● What is being asked
Everything from the first line of the data through the line with "const yTicks = [0, 5, 10, 15, 20, 25, 30];" is to be echoed exactly, minus the pictures.

········

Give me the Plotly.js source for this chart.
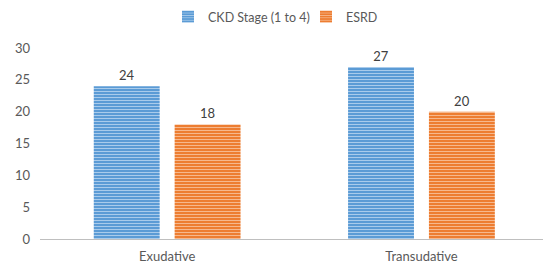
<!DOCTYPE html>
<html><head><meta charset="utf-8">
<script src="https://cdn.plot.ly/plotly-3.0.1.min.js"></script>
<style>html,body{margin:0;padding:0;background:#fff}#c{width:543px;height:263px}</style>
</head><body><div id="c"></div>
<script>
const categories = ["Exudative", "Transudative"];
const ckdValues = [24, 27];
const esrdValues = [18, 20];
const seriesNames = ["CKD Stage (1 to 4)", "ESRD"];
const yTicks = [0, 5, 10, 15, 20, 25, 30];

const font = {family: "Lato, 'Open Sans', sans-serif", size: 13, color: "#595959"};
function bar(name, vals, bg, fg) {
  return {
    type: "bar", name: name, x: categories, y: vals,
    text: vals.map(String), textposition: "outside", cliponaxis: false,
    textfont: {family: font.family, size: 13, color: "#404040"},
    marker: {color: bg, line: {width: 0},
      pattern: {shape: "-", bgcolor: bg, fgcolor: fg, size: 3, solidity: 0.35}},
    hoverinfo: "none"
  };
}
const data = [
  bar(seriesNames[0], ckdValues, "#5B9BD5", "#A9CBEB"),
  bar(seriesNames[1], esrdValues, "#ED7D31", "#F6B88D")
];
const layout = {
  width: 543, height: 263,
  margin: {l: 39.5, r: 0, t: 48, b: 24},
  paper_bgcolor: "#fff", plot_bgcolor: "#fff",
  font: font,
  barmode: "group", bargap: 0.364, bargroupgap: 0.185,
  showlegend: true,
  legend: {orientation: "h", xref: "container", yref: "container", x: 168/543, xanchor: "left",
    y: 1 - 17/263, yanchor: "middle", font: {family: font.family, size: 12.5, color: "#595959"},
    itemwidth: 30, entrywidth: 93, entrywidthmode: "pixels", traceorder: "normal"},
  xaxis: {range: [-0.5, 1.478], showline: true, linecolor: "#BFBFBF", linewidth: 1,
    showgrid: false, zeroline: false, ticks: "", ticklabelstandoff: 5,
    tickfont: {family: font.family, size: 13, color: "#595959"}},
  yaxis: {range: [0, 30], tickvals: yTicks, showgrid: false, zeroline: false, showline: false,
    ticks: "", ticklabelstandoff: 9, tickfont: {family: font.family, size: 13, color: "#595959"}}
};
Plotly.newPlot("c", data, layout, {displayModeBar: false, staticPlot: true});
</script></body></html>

········

● Full response
Give me the Plotly.js source for this chart.
<!DOCTYPE html>
<html><head><meta charset="utf-8">
<script src="https://cdn.plot.ly/plotly-3.0.1.min.js"></script>
<style>html,body{margin:0;padding:0;background:#fff}#c{width:543px;height:263px}</style>
</head><body><div id="c"></div>
<script>
const categories = ["Exudative", "Transudative"];
const ckdValues = [24, 27];
const esrdValues = [18, 20];
const seriesNames = ["CKD Stage (1 to 4)", "ESRD"];
const yTicks = [0, 5, 10, 15, 20, 25, 30];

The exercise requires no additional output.